Directions for this task: Drop every picture. Then return, exactly, the lines from the beginning of the listing below through the one containing "0.488, 0.502, 0.533, 0.578, 0.608, 0.614, 0.603, 0.584]".

Stored data:

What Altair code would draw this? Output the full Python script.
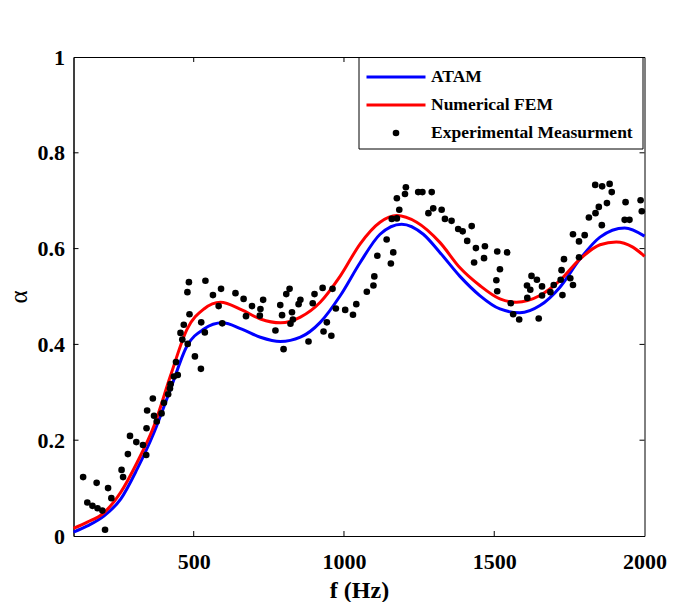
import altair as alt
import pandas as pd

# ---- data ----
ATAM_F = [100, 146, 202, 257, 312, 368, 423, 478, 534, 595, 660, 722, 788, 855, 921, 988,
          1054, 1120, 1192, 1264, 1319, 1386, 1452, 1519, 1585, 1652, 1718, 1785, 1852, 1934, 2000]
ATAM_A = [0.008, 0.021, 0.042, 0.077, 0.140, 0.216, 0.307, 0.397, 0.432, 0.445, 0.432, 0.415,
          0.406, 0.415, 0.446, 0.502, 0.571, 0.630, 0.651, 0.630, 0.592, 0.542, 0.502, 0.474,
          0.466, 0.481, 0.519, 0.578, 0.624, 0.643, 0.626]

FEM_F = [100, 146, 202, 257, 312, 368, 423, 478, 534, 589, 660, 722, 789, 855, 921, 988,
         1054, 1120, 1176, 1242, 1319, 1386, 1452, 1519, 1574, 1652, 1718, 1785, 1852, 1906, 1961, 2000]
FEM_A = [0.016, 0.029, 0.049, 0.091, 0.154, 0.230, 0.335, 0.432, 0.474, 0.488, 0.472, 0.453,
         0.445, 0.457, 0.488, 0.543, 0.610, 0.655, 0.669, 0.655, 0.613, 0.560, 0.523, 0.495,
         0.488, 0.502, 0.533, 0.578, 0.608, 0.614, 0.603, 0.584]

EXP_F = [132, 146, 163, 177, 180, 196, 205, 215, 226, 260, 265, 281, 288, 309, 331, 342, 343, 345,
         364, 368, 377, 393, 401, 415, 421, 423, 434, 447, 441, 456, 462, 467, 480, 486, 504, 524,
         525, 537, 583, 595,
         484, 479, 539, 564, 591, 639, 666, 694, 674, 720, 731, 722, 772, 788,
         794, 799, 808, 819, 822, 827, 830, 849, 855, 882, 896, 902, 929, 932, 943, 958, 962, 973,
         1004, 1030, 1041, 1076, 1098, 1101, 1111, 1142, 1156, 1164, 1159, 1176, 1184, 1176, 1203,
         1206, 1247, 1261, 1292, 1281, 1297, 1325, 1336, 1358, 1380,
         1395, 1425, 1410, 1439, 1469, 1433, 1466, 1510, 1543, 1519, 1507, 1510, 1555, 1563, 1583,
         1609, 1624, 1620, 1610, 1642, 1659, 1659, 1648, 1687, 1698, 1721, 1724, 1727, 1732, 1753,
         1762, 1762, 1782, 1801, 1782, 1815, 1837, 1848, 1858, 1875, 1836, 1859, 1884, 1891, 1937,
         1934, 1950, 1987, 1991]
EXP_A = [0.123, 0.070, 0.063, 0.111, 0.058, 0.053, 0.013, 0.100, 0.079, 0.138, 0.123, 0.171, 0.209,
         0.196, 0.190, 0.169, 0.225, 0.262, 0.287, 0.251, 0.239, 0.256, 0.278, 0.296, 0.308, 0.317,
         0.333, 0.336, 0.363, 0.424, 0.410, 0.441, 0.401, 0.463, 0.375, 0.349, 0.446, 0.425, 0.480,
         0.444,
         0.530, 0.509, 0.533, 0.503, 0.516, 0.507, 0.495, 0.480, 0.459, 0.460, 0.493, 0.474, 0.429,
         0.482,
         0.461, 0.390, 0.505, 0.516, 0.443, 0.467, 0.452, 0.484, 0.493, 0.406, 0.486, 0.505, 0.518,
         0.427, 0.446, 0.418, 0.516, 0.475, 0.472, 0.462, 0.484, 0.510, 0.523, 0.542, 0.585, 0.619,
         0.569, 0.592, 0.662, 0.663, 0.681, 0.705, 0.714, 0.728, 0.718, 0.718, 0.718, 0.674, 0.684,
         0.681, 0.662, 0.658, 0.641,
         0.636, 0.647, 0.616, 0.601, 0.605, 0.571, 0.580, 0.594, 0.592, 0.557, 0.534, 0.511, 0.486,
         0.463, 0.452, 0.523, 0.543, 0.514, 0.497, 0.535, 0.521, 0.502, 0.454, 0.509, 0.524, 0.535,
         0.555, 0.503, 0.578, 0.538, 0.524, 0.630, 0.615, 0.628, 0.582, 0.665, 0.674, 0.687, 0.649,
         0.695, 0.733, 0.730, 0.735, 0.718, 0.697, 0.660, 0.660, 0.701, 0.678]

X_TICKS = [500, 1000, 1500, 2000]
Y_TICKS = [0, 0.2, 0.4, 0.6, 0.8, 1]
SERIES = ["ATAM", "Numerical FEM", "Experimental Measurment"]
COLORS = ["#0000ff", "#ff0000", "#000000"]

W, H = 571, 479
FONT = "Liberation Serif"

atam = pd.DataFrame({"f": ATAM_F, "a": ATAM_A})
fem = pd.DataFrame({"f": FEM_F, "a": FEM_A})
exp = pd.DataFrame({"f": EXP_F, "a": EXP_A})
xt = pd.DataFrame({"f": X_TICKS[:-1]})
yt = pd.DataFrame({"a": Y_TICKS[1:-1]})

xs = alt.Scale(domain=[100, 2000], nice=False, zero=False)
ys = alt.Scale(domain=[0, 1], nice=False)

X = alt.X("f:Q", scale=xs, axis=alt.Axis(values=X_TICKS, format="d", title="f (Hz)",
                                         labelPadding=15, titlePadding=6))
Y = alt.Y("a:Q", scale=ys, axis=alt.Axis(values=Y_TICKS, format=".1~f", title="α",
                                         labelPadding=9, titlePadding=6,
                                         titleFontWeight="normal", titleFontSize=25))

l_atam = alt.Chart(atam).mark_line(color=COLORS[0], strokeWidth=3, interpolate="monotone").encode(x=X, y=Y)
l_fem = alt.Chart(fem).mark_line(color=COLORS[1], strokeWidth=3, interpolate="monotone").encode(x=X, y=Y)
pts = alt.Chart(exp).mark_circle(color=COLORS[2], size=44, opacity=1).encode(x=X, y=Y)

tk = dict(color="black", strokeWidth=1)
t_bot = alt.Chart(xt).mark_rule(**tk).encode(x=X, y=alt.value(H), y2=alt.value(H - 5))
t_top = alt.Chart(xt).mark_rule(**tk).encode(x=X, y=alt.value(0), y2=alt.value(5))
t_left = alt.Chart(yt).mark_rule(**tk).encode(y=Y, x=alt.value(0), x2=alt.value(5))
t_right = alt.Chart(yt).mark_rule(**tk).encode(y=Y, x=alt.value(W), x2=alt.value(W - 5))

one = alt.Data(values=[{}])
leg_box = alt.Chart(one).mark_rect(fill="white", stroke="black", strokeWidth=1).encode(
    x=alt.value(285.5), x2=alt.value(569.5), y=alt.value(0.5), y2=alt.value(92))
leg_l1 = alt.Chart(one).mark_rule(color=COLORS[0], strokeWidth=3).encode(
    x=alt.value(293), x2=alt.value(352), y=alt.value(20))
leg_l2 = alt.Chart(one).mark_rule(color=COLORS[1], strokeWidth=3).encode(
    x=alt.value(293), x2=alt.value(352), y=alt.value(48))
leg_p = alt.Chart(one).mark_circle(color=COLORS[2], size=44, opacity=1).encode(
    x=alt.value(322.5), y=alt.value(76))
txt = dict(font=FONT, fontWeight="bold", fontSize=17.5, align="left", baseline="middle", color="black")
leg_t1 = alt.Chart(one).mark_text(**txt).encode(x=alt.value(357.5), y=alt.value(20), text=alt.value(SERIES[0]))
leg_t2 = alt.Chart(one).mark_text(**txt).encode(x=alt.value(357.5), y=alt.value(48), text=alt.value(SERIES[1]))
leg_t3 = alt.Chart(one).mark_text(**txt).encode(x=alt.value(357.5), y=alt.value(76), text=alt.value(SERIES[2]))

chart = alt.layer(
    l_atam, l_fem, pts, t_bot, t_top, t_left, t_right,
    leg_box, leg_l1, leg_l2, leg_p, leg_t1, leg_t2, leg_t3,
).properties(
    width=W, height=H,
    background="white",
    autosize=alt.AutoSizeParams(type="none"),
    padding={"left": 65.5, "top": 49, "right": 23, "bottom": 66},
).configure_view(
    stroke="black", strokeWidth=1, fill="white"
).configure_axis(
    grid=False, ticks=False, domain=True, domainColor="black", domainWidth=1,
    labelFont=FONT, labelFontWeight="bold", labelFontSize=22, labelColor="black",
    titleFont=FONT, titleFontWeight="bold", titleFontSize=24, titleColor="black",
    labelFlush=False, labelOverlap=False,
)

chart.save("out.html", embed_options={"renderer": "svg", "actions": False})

Written answer:
What Altair code would draw this? Output the full Python script.
import altair as alt
import pandas as pd

# ---- data ----
ATAM_F = [100, 146, 202, 257, 312, 368, 423, 478, 534, 595, 660, 722, 788, 855, 921, 988,
          1054, 1120, 1192, 1264, 1319, 1386, 1452, 1519, 1585, 1652, 1718, 1785, 1852, 1934, 2000]
ATAM_A = [0.008, 0.021, 0.042, 0.077, 0.140, 0.216, 0.307, 0.397, 0.432, 0.445, 0.432, 0.415,
          0.406, 0.415, 0.446, 0.502, 0.571, 0.630, 0.651, 0.630, 0.592, 0.542, 0.502, 0.474,
          0.466, 0.481, 0.519, 0.578, 0.624, 0.643, 0.626]

FEM_F = [100, 146, 202, 257, 312, 368, 423, 478, 534, 589, 660, 722, 789, 855, 921, 988,
         1054, 1120, 1176, 1242, 1319, 1386, 1452, 1519, 1574, 1652, 1718, 1785, 1852, 1906, 1961, 2000]
FEM_A = [0.016, 0.029, 0.049, 0.091, 0.154, 0.230, 0.335, 0.432, 0.474, 0.488, 0.472, 0.453,
         0.445, 0.457, 0.488, 0.543, 0.610, 0.655, 0.669, 0.655, 0.613, 0.560, 0.523, 0.495,
         0.488, 0.502, 0.533, 0.578, 0.608, 0.614, 0.603, 0.584]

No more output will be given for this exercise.